Entries with chart source code:
==============================

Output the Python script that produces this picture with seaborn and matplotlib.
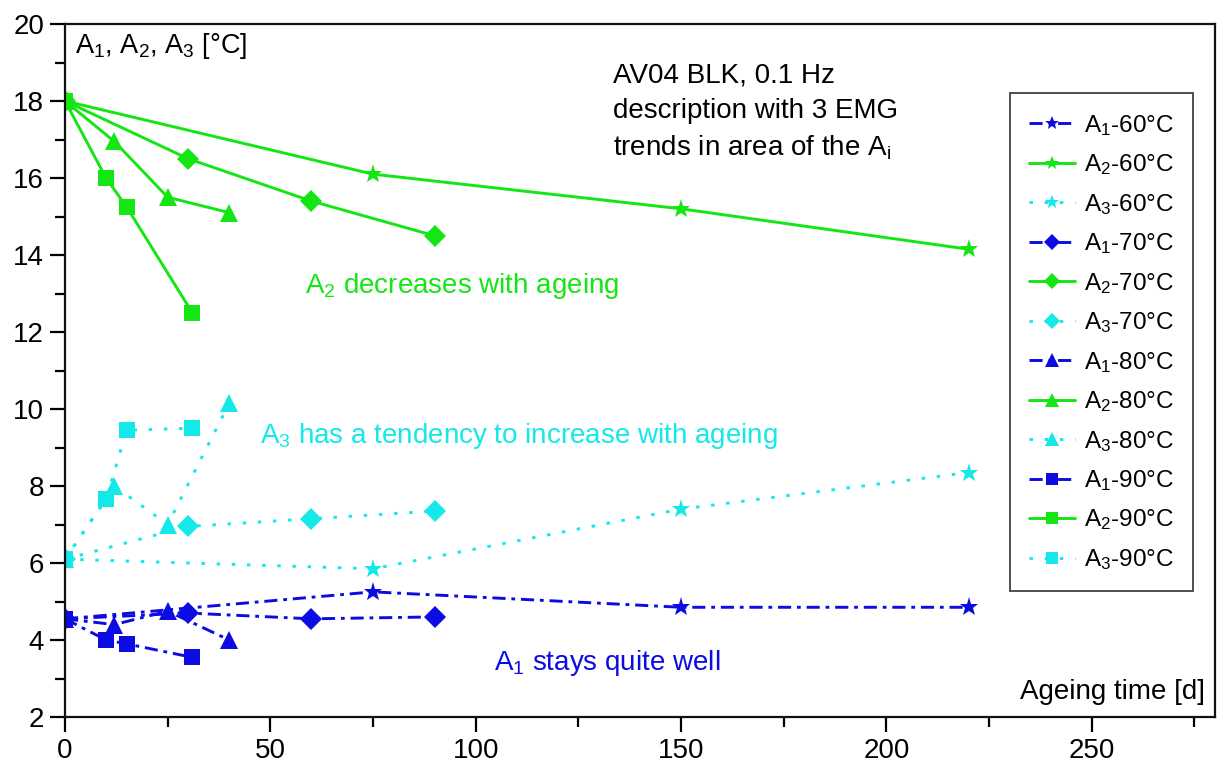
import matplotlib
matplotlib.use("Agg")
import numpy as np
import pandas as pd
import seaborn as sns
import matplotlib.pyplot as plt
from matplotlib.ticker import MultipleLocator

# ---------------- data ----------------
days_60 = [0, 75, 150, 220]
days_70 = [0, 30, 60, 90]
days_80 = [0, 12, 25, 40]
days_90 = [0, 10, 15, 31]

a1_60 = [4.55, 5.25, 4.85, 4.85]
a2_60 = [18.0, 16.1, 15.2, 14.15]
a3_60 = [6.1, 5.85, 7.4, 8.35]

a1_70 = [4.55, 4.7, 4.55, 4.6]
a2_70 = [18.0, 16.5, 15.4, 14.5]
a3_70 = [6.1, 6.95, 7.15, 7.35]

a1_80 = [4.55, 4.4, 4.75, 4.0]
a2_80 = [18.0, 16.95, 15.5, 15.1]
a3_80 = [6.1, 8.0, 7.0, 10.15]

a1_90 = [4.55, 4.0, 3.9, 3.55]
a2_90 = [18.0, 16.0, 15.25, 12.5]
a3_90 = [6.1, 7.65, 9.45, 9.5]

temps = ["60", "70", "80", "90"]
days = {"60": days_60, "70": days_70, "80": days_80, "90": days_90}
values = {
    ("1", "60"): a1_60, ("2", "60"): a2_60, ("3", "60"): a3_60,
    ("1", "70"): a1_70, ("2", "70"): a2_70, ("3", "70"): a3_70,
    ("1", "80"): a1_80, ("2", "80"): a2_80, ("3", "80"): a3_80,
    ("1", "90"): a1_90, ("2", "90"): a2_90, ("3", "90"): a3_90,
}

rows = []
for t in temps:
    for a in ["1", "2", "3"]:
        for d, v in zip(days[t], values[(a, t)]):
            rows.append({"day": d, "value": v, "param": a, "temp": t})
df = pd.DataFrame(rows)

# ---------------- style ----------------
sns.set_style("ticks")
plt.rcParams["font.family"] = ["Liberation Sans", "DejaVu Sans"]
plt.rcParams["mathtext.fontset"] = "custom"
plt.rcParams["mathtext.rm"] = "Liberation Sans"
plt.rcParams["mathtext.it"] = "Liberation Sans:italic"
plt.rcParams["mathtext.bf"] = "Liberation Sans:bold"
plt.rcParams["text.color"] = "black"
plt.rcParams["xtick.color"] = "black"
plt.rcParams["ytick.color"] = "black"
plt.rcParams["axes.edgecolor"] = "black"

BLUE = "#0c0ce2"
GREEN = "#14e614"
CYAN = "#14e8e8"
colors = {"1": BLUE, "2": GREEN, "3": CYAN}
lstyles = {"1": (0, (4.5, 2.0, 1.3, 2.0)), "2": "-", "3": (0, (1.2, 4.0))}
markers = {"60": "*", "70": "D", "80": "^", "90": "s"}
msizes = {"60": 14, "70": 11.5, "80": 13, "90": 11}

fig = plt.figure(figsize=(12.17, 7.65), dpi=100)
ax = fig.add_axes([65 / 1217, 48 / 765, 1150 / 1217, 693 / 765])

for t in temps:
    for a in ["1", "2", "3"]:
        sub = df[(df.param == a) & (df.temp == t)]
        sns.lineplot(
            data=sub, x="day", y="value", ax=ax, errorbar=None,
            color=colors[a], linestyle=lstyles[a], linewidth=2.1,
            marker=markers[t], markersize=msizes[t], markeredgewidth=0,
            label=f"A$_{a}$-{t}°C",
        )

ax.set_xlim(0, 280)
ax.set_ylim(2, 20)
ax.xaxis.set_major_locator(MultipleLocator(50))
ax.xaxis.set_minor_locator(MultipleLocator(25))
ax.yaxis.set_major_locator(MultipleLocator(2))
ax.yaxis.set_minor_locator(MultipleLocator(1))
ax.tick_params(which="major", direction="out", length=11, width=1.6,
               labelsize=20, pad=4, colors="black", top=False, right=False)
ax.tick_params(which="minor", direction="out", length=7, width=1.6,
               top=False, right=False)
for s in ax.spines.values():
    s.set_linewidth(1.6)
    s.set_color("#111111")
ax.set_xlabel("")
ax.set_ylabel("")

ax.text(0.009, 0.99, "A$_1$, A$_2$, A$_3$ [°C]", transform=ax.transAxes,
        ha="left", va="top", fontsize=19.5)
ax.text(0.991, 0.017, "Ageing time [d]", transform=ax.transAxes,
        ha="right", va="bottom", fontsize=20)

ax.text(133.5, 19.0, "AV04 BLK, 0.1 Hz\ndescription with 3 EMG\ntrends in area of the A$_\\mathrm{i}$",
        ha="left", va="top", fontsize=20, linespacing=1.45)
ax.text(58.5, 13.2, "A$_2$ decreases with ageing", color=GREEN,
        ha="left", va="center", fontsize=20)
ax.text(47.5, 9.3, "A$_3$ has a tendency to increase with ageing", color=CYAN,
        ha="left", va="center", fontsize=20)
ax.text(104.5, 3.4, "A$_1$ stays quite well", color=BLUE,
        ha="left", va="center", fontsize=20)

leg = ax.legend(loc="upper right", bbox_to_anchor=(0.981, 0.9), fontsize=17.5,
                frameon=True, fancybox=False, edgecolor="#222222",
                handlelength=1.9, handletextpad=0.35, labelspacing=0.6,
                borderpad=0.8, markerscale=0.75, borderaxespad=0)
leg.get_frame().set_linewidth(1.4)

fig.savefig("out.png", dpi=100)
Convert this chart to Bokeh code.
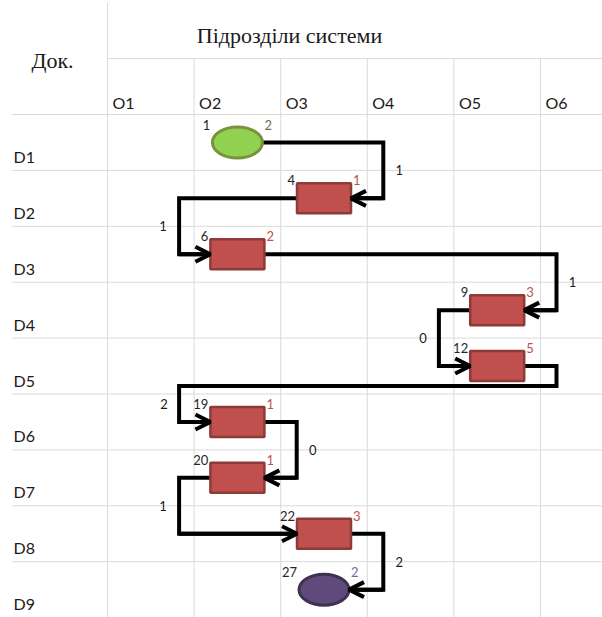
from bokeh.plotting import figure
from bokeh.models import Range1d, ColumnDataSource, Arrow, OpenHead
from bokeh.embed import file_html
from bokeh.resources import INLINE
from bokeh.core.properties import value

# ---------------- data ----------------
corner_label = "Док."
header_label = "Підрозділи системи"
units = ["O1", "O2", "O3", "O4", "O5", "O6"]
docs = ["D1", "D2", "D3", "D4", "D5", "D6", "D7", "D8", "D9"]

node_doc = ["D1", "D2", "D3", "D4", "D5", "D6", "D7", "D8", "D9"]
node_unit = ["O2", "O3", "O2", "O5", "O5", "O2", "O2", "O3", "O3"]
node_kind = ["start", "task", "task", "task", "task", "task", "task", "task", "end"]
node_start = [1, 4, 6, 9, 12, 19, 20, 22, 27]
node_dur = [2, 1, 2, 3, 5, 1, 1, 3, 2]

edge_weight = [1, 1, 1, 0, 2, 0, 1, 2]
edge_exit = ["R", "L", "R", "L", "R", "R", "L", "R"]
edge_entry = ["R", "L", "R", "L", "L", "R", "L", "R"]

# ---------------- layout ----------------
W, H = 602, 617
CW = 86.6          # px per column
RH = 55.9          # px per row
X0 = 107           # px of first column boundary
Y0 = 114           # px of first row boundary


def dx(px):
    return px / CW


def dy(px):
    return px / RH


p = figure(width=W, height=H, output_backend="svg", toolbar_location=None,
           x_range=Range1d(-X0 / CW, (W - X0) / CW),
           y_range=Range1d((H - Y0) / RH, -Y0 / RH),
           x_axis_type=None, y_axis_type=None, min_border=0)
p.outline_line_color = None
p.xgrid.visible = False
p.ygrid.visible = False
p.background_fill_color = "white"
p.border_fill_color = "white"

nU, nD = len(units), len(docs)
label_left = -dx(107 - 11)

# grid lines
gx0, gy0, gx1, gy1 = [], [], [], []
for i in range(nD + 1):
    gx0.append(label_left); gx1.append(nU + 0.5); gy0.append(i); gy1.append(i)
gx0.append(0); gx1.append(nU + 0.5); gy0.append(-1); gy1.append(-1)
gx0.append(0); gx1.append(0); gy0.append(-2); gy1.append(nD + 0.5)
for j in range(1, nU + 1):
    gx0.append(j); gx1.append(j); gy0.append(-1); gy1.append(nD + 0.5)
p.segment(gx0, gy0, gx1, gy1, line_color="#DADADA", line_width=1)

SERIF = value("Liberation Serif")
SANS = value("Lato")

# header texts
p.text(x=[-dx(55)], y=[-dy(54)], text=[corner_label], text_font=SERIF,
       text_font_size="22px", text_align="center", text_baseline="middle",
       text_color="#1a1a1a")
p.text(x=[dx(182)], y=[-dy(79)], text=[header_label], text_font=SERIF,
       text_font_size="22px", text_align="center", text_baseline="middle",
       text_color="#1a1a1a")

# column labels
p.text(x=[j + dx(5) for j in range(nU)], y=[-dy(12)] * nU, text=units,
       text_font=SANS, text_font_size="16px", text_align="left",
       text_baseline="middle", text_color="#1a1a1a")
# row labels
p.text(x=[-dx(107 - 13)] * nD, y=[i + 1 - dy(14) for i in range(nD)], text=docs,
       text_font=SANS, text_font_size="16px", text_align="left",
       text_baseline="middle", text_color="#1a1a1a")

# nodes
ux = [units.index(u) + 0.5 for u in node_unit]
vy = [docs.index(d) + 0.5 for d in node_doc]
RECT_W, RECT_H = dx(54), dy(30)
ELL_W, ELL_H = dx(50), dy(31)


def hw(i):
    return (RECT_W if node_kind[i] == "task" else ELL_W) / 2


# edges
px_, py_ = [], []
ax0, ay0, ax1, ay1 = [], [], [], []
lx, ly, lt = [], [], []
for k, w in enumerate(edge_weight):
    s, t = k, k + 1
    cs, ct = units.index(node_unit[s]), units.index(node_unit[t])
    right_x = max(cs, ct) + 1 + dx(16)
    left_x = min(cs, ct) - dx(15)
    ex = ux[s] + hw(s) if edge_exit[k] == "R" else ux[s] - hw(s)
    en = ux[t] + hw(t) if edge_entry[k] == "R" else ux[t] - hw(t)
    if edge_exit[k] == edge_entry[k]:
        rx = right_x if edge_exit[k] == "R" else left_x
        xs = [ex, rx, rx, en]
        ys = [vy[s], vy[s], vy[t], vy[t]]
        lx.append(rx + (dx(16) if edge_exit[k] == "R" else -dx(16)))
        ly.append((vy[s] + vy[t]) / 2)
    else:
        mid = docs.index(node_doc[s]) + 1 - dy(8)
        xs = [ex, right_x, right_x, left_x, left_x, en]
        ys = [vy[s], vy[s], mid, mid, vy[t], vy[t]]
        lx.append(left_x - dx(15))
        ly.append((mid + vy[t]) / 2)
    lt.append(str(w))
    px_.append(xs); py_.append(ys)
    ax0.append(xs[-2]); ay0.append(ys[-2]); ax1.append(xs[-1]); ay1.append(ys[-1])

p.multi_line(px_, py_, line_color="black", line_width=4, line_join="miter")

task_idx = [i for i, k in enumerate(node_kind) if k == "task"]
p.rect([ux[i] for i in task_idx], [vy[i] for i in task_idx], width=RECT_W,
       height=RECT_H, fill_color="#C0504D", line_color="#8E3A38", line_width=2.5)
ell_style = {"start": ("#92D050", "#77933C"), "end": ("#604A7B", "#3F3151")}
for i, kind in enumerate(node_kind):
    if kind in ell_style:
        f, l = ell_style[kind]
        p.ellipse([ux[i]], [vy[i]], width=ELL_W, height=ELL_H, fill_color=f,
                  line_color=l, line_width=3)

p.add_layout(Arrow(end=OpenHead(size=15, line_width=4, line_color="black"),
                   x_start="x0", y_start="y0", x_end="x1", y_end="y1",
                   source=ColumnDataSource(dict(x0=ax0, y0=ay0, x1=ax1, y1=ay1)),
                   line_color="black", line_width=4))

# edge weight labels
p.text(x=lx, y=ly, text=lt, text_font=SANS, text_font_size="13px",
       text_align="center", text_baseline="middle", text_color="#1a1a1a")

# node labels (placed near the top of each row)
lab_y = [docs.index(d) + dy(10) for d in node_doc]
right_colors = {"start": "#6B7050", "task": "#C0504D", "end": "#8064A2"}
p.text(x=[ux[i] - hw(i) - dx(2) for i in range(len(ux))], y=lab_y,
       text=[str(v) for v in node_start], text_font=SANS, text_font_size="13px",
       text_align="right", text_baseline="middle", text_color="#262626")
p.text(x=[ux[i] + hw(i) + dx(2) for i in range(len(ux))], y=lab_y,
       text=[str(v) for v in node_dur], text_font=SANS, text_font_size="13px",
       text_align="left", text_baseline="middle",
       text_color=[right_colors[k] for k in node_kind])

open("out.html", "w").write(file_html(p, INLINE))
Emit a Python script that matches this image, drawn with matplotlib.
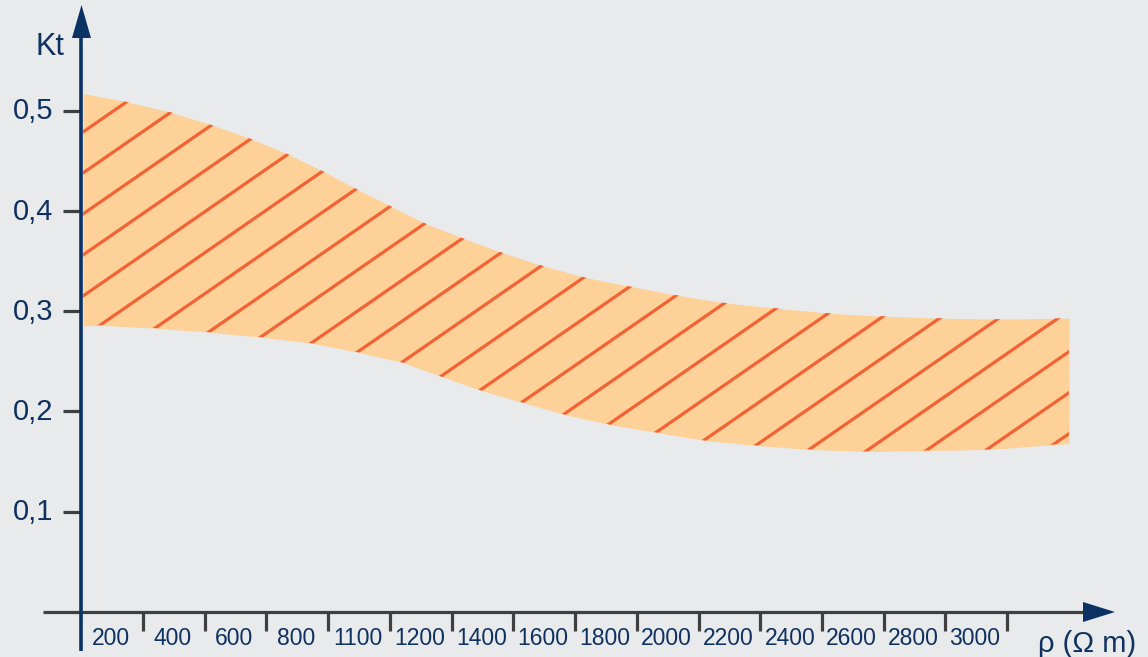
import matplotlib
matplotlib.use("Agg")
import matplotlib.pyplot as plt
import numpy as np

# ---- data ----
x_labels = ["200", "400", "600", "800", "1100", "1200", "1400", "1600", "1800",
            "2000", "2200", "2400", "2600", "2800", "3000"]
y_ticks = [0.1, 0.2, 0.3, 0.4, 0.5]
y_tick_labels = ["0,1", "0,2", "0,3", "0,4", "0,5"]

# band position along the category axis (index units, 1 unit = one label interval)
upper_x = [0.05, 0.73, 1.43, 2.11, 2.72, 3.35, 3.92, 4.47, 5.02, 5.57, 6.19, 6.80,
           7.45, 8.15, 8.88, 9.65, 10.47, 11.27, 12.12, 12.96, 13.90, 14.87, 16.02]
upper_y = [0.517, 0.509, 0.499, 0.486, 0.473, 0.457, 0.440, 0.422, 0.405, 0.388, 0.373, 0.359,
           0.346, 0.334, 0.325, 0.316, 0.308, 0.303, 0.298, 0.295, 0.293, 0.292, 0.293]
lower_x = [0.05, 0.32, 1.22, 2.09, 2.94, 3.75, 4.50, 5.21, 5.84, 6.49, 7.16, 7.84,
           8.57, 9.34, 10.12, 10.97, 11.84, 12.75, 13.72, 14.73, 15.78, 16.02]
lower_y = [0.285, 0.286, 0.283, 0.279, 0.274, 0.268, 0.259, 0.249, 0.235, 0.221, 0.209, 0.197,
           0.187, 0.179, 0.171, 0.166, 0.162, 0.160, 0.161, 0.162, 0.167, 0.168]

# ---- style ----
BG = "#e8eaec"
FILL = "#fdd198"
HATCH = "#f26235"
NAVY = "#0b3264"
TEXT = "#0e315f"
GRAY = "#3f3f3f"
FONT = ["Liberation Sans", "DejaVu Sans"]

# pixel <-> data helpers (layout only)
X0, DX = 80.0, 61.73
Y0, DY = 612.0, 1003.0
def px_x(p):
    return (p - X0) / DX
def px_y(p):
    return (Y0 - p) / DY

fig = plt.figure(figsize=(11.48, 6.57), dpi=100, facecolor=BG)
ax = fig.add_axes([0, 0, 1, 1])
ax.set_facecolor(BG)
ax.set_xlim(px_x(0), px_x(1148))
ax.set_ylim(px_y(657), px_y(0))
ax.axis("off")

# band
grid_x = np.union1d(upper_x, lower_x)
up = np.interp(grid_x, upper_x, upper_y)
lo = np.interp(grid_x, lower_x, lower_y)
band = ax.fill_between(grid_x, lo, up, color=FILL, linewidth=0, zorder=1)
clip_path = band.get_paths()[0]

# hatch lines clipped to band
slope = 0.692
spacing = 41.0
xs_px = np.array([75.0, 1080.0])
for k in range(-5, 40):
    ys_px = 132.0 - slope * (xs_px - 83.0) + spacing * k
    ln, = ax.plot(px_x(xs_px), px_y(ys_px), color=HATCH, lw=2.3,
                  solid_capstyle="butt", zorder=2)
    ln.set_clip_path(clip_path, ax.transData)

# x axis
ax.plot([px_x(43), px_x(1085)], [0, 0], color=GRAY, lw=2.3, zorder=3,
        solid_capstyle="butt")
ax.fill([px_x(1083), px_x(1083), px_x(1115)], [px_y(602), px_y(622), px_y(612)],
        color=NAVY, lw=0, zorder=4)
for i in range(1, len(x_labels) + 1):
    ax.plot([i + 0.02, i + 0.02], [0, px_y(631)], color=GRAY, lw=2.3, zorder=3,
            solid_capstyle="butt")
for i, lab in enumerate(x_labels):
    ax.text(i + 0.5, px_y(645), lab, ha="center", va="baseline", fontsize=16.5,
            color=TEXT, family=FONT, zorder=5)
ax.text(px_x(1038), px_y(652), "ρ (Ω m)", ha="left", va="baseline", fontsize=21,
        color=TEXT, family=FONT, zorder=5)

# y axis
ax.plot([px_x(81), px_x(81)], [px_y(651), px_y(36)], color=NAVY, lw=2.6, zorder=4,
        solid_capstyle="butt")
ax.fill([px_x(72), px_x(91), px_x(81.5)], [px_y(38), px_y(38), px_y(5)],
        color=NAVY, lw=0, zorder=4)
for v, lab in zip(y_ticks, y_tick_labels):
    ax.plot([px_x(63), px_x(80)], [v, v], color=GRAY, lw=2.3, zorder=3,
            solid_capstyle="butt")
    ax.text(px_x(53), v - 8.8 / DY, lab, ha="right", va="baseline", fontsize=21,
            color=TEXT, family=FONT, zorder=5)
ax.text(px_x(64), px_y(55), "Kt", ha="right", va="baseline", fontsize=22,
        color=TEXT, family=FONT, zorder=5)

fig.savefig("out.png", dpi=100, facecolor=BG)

==============================

Say how many lines of the listing above contain "seaborn", with no other words.

2